> _To be done_:
In the material below, please retype the lines from the very first through the one with "ADVERSE RADIO\\SQUELCH SWITCH", exactly and without pictures.

> _Data shown_:
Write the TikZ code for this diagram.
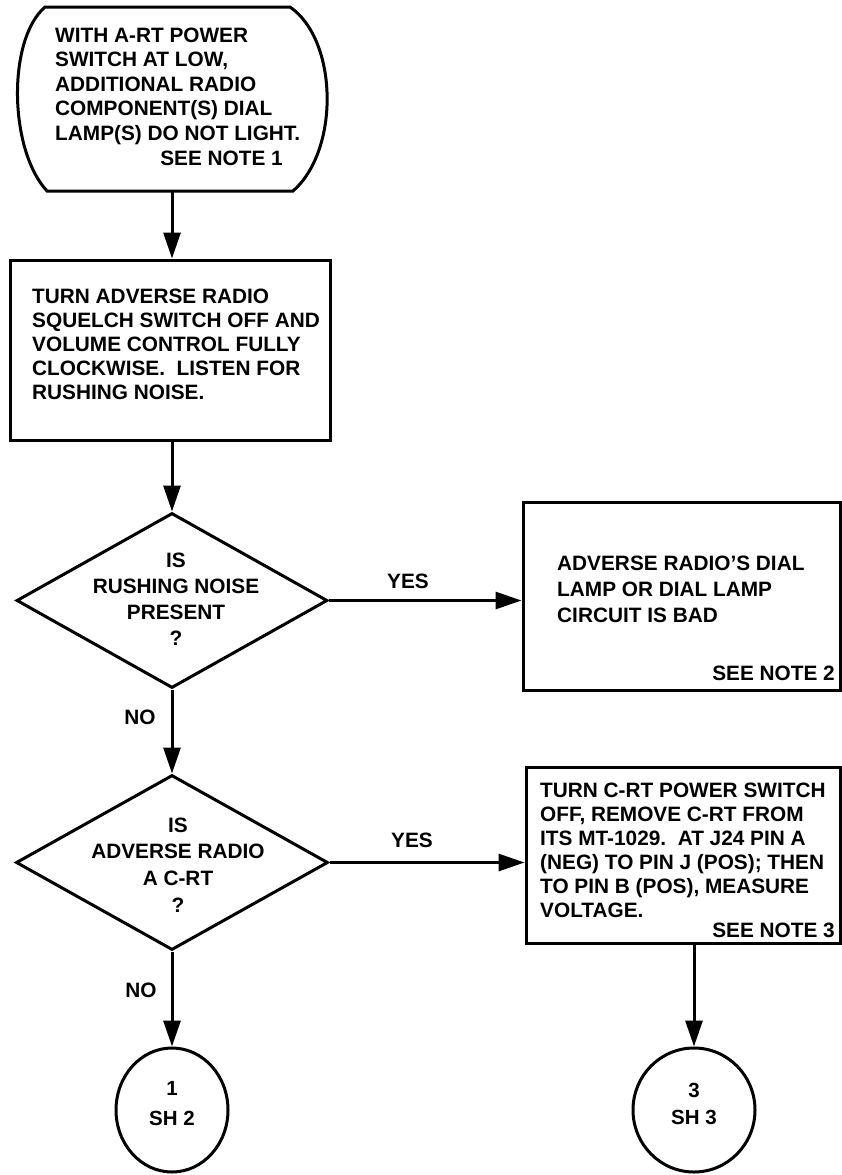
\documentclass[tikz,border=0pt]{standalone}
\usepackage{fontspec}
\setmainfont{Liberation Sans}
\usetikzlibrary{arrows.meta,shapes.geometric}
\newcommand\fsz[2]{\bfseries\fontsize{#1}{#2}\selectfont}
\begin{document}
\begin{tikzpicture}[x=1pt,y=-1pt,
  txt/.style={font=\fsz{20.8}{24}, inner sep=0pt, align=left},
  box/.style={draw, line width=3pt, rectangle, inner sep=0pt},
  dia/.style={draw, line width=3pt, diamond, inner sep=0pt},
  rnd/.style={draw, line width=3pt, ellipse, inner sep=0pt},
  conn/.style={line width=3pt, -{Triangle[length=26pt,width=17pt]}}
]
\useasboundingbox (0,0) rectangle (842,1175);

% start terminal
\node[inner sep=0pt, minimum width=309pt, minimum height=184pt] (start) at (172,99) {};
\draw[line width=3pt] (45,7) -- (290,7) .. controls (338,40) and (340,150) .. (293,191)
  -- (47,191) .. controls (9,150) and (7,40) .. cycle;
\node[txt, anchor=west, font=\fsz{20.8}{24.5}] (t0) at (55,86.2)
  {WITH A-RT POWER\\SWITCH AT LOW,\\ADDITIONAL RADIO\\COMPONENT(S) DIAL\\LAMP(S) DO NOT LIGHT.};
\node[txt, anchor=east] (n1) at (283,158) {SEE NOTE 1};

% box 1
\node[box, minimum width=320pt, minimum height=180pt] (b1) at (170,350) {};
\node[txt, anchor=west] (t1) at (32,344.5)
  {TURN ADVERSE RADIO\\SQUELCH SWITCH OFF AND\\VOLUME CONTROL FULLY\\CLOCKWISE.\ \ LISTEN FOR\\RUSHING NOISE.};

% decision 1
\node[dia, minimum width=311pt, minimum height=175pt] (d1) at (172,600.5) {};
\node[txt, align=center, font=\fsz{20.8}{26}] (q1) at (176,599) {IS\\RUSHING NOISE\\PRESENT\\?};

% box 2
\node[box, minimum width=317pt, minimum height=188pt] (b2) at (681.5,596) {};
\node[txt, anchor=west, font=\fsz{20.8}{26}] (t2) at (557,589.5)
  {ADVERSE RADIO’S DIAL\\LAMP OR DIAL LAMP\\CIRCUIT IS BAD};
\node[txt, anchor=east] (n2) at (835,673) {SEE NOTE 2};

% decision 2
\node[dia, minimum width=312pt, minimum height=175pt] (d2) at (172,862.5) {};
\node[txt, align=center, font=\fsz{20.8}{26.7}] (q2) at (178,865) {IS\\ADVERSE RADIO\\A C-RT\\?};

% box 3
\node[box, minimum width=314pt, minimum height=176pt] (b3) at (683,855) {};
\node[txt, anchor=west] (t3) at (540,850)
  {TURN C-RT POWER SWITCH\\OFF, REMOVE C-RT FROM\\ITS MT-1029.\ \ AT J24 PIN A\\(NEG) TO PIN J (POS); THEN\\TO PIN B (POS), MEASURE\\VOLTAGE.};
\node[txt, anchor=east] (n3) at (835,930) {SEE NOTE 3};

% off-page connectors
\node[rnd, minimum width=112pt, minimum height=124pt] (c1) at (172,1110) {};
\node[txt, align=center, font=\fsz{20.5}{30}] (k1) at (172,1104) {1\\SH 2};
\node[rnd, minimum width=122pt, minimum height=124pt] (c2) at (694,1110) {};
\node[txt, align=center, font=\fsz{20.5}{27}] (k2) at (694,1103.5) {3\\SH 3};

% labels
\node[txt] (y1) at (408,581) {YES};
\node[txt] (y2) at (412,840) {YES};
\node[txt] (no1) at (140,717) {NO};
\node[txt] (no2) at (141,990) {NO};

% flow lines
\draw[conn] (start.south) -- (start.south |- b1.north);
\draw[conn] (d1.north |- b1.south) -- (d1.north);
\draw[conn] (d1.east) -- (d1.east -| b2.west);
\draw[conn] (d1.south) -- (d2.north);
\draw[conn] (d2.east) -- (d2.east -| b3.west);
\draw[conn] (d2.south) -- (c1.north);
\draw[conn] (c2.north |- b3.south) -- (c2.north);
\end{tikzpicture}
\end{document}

> _Full solution_:
Write the TikZ code for this diagram.
\documentclass[tikz,border=0pt]{standalone}
\usepackage{fontspec}
\setmainfont{Liberation Sans}
\usetikzlibrary{arrows.meta,shapes.geometric}
\newcommand\fsz[2]{\bfseries\fontsize{#1}{#2}\selectfont}
\begin{document}
\begin{tikzpicture}[x=1pt,y=-1pt,
  txt/.style={font=\fsz{20.8}{24}, inner sep=0pt, align=left},
  box/.style={draw, line width=3pt, rectangle, inner sep=0pt},
  dia/.style={draw, line width=3pt, diamond, inner sep=0pt},
  rnd/.style={draw, line width=3pt, ellipse, inner sep=0pt},
  conn/.style={line width=3pt, -{Triangle[length=26pt,width=17pt]}}
]
\useasboundingbox (0,0) rectangle (842,1175);

% start terminal
\node[inner sep=0pt, minimum width=309pt, minimum height=184pt] (start) at (172,99) {};
\draw[line width=3pt] (45,7) -- (290,7) .. controls (338,40) and (340,150) .. (293,191)
  -- (47,191) .. controls (9,150) and (7,40) .. cycle;
\node[txt, anchor=west, font=\fsz{20.8}{24.5}] (t0) at (55,86.2)
  {WITH A-RT POWER\\SWITCH AT LOW,\\ADDITIONAL RADIO\\COMPONENT(S) DIAL\\LAMP(S) DO NOT LIGHT.};
\node[txt, anchor=east] (n1) at (283,158) {SEE NOTE 1};

% box 1
\node[box, minimum width=320pt, minimum height=180pt] (b1) at (170,350) {};
\node[txt, anchor=west] (t1) at (32,344.5)
  {TURN ADVERSE RADIO\\SQUELCH SWITCH OFF AND\\VOLUME CONTROL FULLY\\CLOCKWISE.\ \ LISTEN FOR\\RUSHING NOISE.};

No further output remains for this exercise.